(The following article by Fran Spielman and Robert C. Herguth was posted on the Chicago Sun Times’ website on June 17.)
CHICAGO — Chicago taxpayers will contribute $200 million–nearly as much as six major railroads combined–to eliminate decades-long conflicts that have slowed commuter trains, brought traffic to a standstill and made this city the nation’s No. 1 freight bottleneck.
Twenty-five grade crossings where motorists curse and gnash their teeth while waiting 15 minutes or longer for freight trains to pass will be replaced with overpasses and underpasses.
Six railroad “flyover bridges” will be built to prevent freight trains snailing through Chicago at speeds of 9 to 12 mph from holding up commuter trains that use the same tracks.
Railroad viaducts turned into eyesores by years of neglect will be improved. The St. Charles Air Line that passes through Chicago’s Near South Side will be converted to public use.
The $1.5 billion plan is expected to take up to 12 years and two federal transportation funding cycles to complete.
It will also require Chicago taxpayers to come up with $200 million at a time when as many as 800 more city employees stand to lose their jobs and Mayor Daley is struggling to find the money to continue construction of new streets, alleys and sidewalks as well as libraries, schools and police and fire stations.
At a news conference at 63rd and Harlem, one of the 25 rail crossings targeted for relief, Daley would not reveal where the city’s share would come from.
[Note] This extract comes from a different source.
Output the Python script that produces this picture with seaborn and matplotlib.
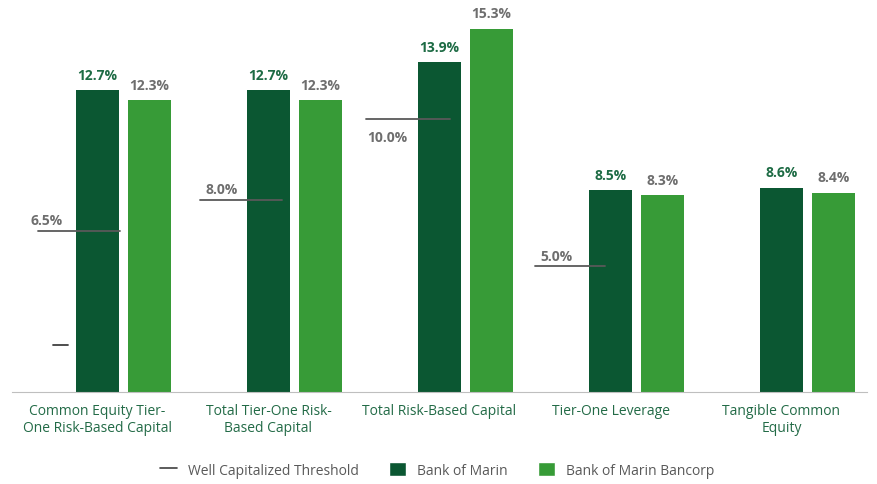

He would only say that City Hall would “prioritize” the transportation funding it gets from Washington and Springfield.
“If you don’t do something about these issues, it gets worse and worse. . . . People are complaining about railroad crossings. . . . In the long run, you’re hurting the economy–not only for the Chicago area, but the nation,” the mayor said.
Rep. William O. Lipinski (D-Ill.), the ranking Democrat on a congressional subcommittee that helps determine which transportation projects get funded, said the plan unveiled Monday is “not a wish-list. . . . I’m very confident that we will ultimately get all the money necessary.”
The $212 million rail-industry contribution amounts to $35.3 million apiece from six so-called “Class One” rail companies: Canadian National; Canadian Pacific; Burlington Northern Santa Fe; Union Pacific; Norfolk Southern and CSX.
Currently, it takes freight trains two days to go from California to Chicago and another two days to make the slow trek through the notoriously congested Chicago area.
Jim Bender, director of inter-line management of Canadian Pacific, was asked why it took the industry so long to confront a problem that has been snarling rail and vehicular traffic in the Chicago area for decades. “It’s very, very complex–especially when you have six large corporations involved. Railroading is a very capital-intensive business. We have all kinds of priorities. We compete with one another. We had to weed our way through all of those issues,” he said.
Every day, more than 1,200 trains pass through Chicago, carrying 75 percent of the nation’s freight. Chicago is the only city where all six Class-One railroads converge and exchange freight. Chicago is also the No. 1 inter-modal port in the Western Hemisphere and No. 3 in the world. Intermodal denotes the ability to move freight from train to truck trailer and vice versa. An intermodal port is the place where freight is transferred between truck and rail.
When Chicago was socked with a major blizzard in 1999, freight traffic across the country was halted for several weeks.
“We said, ‘We’ve got to do something about this. We can’t shut down Chicago,’ ” said Edward R. Hamberger, president and CEO of the Washington, D.C.-based Association of American Railroads.
Bob Gallamore, director of Northwestern University’s Transportation Center, said the scope of Monday’s announcement and the level of cooperation that made it happen are both “historic” and “remarkable.” But, it’s only a start, he said.
“A lot of the problems will not be solved by this infusion of $1.5 billion. . . . While this is a huge step forward, I don’t think anybody should be under the impression that this will fix every delay or grade-crossing problem,” said Gallamore, who served as deputy administrator of the Federal Railroad Administration under President Jimmy Carter.
Gallamore said he has little doubt the plan will get the federal funding it needs, in part, because Chicago is a “central hub for the whole nation” and benefits here will have a ripple effect.
Alan Pisarski, a national transportation analyst, was not familiar with the details of the Chicago plan, but said improvements here are long overdue. Ensuring that freight trains adhere to a rigid schedule is becoming increasingly important because of an explosion of international trade and the popularity of what’s known as “just in time delivery,” he said.
That’s where factories order auto parts and other goods as they need them, instead of going through the expense of maintaining huge stockpiles. “If the railroads are going to compete, they’ve got to be on time and play in that high-precision-schedule type of game,” Pisarski said.
Metra has agreed to contribute $20 million to the plan to ease a freight interference problem that accounted for nearly 20 percent of all commuter rail delays during the month of April.
Four Metra routes currently encounter heavy freight traffic: the Union Pacific West, the Burlington Northern Santa Fe, the Heritage Corridor and the Southwest Service lines.